GIVEN MATERIAL =

────────────────

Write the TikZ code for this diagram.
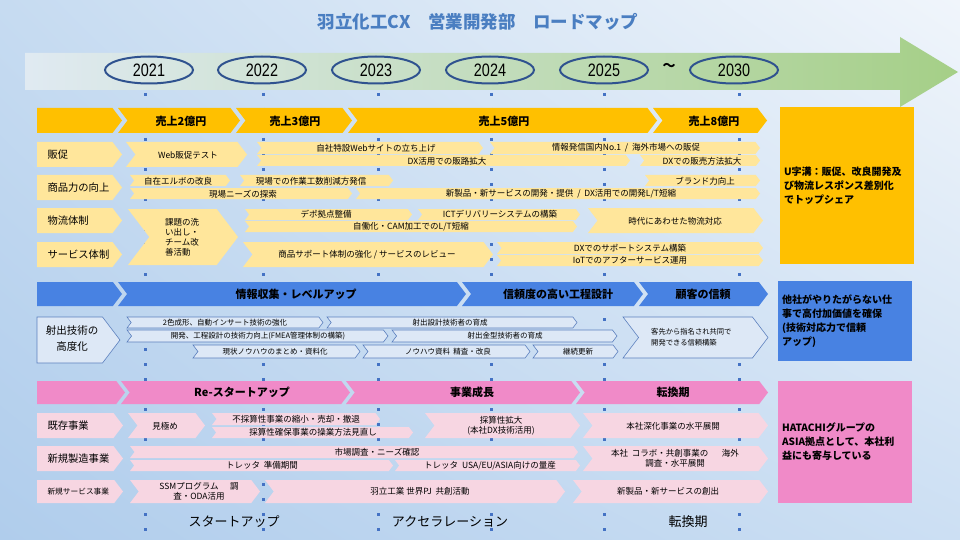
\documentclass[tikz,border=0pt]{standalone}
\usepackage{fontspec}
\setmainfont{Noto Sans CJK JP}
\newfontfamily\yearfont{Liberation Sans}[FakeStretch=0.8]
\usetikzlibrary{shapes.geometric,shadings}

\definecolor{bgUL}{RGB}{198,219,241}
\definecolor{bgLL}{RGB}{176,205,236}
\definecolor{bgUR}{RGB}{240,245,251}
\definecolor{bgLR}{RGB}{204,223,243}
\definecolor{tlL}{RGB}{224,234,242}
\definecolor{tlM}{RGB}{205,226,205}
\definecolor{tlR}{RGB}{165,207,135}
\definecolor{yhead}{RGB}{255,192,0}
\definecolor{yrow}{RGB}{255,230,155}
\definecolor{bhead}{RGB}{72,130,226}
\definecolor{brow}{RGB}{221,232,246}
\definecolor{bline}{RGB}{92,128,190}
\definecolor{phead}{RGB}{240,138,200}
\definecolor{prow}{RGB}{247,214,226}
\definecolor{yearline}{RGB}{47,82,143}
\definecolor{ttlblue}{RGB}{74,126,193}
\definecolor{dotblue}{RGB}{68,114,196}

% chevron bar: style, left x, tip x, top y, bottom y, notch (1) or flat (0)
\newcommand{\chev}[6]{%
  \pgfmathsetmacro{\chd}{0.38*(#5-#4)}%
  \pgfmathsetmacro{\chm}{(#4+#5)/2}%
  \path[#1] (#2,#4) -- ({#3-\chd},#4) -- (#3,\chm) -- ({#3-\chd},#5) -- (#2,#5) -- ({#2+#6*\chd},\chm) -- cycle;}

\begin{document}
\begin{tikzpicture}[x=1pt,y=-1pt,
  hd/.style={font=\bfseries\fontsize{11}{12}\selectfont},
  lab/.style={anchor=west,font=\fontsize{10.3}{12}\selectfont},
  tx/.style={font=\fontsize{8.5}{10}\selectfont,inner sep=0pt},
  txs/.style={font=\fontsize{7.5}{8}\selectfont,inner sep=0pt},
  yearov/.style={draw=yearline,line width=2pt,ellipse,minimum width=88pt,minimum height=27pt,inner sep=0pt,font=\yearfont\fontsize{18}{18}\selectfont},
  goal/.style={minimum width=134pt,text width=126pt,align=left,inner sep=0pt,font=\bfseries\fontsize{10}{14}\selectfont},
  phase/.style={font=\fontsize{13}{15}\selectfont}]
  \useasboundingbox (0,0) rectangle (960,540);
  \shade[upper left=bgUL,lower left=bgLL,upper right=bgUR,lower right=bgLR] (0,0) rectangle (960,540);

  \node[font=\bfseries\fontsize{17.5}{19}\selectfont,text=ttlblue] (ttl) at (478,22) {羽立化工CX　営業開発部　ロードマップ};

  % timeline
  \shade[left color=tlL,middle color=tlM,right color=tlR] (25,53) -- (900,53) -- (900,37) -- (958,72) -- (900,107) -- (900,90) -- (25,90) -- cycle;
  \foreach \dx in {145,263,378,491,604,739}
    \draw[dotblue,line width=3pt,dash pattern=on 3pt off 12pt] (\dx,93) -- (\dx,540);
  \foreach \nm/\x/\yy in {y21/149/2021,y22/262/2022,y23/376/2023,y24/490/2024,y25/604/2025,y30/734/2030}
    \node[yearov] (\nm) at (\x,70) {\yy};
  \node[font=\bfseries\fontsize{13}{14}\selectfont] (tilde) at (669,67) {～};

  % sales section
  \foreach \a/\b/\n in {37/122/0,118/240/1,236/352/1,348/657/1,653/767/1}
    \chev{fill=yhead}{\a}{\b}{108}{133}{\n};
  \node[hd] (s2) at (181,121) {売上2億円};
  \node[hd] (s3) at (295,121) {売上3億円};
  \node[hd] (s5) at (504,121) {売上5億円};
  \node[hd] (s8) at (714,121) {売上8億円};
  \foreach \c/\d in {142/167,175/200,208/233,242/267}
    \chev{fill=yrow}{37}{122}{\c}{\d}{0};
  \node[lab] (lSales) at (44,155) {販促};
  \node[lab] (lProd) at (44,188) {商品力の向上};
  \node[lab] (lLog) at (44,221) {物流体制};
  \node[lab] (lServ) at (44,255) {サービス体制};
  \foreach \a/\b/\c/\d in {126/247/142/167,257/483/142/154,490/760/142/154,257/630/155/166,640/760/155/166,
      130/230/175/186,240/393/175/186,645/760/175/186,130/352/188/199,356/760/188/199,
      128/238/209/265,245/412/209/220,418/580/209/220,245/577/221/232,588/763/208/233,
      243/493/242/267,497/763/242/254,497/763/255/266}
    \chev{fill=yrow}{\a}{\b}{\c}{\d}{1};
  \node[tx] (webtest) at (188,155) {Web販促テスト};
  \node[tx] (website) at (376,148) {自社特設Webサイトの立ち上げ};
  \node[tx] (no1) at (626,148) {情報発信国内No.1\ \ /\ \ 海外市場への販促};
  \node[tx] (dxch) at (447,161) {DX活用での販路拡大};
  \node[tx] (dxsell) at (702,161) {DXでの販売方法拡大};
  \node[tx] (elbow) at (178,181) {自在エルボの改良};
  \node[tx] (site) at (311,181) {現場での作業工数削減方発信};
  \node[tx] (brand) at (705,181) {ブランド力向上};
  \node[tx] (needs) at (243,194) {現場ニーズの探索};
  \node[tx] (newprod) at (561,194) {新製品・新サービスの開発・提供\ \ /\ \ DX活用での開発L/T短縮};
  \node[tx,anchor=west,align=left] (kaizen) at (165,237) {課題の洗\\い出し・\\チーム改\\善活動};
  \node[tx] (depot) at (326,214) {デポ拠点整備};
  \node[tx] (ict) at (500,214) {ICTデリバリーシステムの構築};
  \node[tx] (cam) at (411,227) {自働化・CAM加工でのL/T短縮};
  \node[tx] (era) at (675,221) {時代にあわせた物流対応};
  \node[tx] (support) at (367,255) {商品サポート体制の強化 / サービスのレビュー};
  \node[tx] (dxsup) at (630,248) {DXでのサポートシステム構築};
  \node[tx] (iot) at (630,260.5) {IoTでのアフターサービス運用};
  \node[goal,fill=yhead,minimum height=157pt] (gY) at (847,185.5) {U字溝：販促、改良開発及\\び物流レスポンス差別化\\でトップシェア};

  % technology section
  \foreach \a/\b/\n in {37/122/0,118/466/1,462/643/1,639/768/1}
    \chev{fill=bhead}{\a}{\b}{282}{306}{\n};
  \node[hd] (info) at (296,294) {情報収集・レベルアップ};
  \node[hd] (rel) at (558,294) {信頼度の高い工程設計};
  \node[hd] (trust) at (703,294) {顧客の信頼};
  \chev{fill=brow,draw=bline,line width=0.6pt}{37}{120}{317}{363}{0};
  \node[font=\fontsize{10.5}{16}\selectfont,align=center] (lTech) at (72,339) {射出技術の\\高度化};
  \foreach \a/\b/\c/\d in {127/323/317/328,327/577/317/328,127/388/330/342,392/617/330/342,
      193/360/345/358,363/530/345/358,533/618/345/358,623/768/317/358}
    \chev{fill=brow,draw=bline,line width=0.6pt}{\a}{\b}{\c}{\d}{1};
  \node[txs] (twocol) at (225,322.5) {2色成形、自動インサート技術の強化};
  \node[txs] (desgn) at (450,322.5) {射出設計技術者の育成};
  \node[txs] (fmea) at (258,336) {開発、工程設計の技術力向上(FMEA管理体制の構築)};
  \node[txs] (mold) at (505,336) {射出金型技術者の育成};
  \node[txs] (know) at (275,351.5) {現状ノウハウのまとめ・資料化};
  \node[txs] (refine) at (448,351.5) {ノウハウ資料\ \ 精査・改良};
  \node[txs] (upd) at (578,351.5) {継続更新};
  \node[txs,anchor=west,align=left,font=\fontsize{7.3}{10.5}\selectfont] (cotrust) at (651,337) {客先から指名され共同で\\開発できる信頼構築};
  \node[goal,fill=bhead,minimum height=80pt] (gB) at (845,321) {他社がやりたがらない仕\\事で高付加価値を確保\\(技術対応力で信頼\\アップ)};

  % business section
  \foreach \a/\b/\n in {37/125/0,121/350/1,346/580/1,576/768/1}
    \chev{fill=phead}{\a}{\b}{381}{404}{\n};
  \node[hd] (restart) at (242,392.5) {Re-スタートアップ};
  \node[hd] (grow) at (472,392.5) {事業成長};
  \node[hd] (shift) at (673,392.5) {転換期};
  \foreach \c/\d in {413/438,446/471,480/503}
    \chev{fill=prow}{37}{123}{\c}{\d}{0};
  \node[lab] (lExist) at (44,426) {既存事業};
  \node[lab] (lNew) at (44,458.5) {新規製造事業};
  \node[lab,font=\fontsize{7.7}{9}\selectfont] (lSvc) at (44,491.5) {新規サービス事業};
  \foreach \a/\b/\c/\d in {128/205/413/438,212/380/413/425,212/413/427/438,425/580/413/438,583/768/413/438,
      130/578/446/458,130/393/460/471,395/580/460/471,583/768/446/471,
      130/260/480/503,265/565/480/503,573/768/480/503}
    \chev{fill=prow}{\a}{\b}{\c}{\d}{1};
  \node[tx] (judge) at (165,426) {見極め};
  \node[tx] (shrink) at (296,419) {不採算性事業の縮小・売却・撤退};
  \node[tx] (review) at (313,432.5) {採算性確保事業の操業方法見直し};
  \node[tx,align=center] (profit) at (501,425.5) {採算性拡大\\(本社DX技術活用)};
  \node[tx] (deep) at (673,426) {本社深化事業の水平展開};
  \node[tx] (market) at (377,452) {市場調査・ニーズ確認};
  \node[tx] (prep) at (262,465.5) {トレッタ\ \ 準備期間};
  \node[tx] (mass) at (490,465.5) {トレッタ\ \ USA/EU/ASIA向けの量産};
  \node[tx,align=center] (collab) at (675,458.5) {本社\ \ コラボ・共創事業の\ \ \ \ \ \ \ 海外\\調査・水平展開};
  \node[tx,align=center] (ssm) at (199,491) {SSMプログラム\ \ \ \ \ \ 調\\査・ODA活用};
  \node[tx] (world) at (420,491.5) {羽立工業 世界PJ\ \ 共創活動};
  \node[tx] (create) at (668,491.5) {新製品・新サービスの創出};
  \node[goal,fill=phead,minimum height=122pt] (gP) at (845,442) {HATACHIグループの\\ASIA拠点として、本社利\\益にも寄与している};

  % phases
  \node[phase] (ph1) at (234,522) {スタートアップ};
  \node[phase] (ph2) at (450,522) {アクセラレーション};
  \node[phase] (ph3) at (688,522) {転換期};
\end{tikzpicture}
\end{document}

────────────────

WHAT TO WORK ON = Up to and including the line containing "(ttl) at (478,22)", repeat every line from the start of the data, but none of the pictures.

THE OUTPUT =
Write the TikZ code for this diagram.
\documentclass[tikz,border=0pt]{standalone}
\usepackage{fontspec}
\setmainfont{Noto Sans CJK JP}
\newfontfamily\yearfont{Liberation Sans}[FakeStretch=0.8]
\usetikzlibrary{shapes.geometric,shadings}

\definecolor{bgUL}{RGB}{198,219,241}
\definecolor{bgLL}{RGB}{176,205,236}
\definecolor{bgUR}{RGB}{240,245,251}
\definecolor{bgLR}{RGB}{204,223,243}
\definecolor{tlL}{RGB}{224,234,242}
\definecolor{tlM}{RGB}{205,226,205}
\definecolor{tlR}{RGB}{165,207,135}
\definecolor{yhead}{RGB}{255,192,0}
\definecolor{yrow}{RGB}{255,230,155}
\definecolor{bhead}{RGB}{72,130,226}
\definecolor{brow}{RGB}{221,232,246}
\definecolor{bline}{RGB}{92,128,190}
\definecolor{phead}{RGB}{240,138,200}
\definecolor{prow}{RGB}{247,214,226}
\definecolor{yearline}{RGB}{47,82,143}
\definecolor{ttlblue}{RGB}{74,126,193}
\definecolor{dotblue}{RGB}{68,114,196}

% chevron bar: style, left x, tip x, top y, bottom y, notch (1) or flat (0)
\newcommand{\chev}[6]{%
  \pgfmathsetmacro{\chd}{0.38*(#5-#4)}%
  \pgfmathsetmacro{\chm}{(#4+#5)/2}%
  \path[#1] (#2,#4) -- ({#3-\chd},#4) -- (#3,\chm) -- ({#3-\chd},#5) -- (#2,#5) -- ({#2+#6*\chd},\chm) -- cycle;}

\begin{document}
\begin{tikzpicture}[x=1pt,y=-1pt,
  hd/.style={font=\bfseries\fontsize{11}{12}\selectfont},
  lab/.style={anchor=west,font=\fontsize{10.3}{12}\selectfont},
  tx/.style={font=\fontsize{8.5}{10}\selectfont,inner sep=0pt},
  txs/.style={font=\fontsize{7.5}{8}\selectfont,inner sep=0pt},
  yearov/.style={draw=yearline,line width=2pt,ellipse,minimum width=88pt,minimum height=27pt,inner sep=0pt,font=\yearfont\fontsize{18}{18}\selectfont},
  goal/.style={minimum width=134pt,text width=126pt,align=left,inner sep=0pt,font=\bfseries\fontsize{10}{14}\selectfont},
  phase/.style={font=\fontsize{13}{15}\selectfont}]
  \useasboundingbox (0,0) rectangle (960,540);
  \shade[upper left=bgUL,lower left=bgLL,upper right=bgUR,lower right=bgLR] (0,0) rectangle (960,540);

  \node[font=\bfseries\fontsize{17.5}{19}\selectfont,text=ttlblue] (ttl) at (478,22) {羽立化工CX　営業開発部　ロードマップ};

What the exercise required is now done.